Obama abandoned his usual speech, outlining a $210-billion dollar plan to invest in the economy, giving them hope, and answering Hillary Clinton's statement that his campaign provides promises, hers offers solutions.
"I believe strongly that I have a better set of solutions for America," said Clinton. Hoping voters will see that difference, Clinton is pushing Obama for more debates. "They're generating enormous eyeballs. It generates a lot of coverage that comes out of them, and it's just a potential way to create a more even playing field," said Democratic Strategist Chris Lehane.
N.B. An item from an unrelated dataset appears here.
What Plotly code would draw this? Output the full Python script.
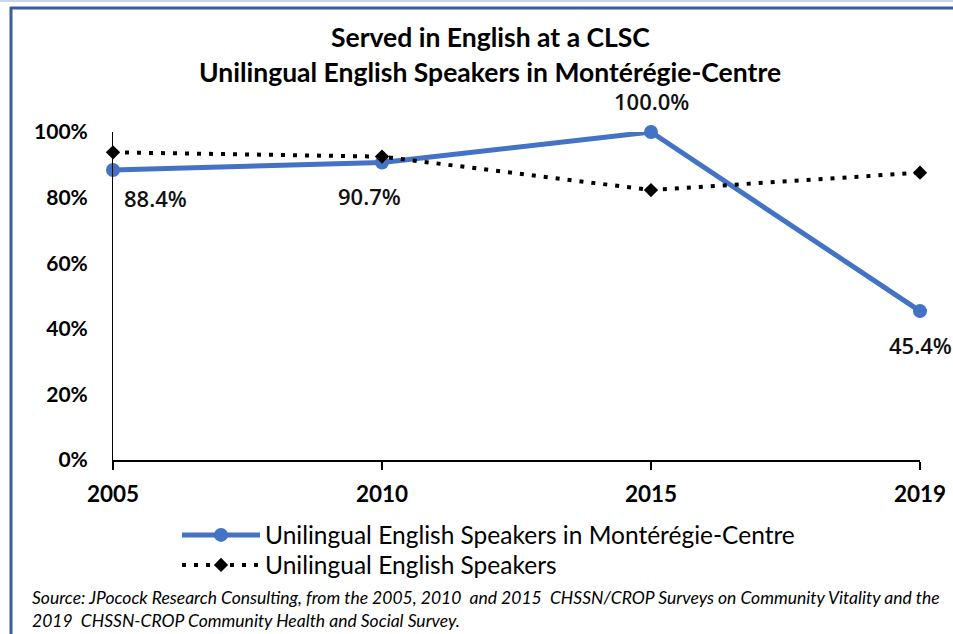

Just leveling the field may be difficult, since even the Republican frontrunner smells blood in the water. John McCain, who swept the Potomac primaries, is now looking past Mike Huckabee to focus on his next presumed opponent: Barack Obama. "I respect him and the campaign that he has run, but there's going to come a time when we have to get into specifics. They are singularly lacking in specifics and that's when as the campaign moves forward, we will be portraying very stark differences," said McCain.
Obama's reaction? He's flattered. "It's clear he knows who his opponent is going to be and I'm looking forward to a great debate," said Obama.
But the question of delegates remains unsettled for Democrats, with neither candidate expected to have enough to win the nomination outright. The contest may go all the way to the August convention, with a battle to what could be a very bitter end.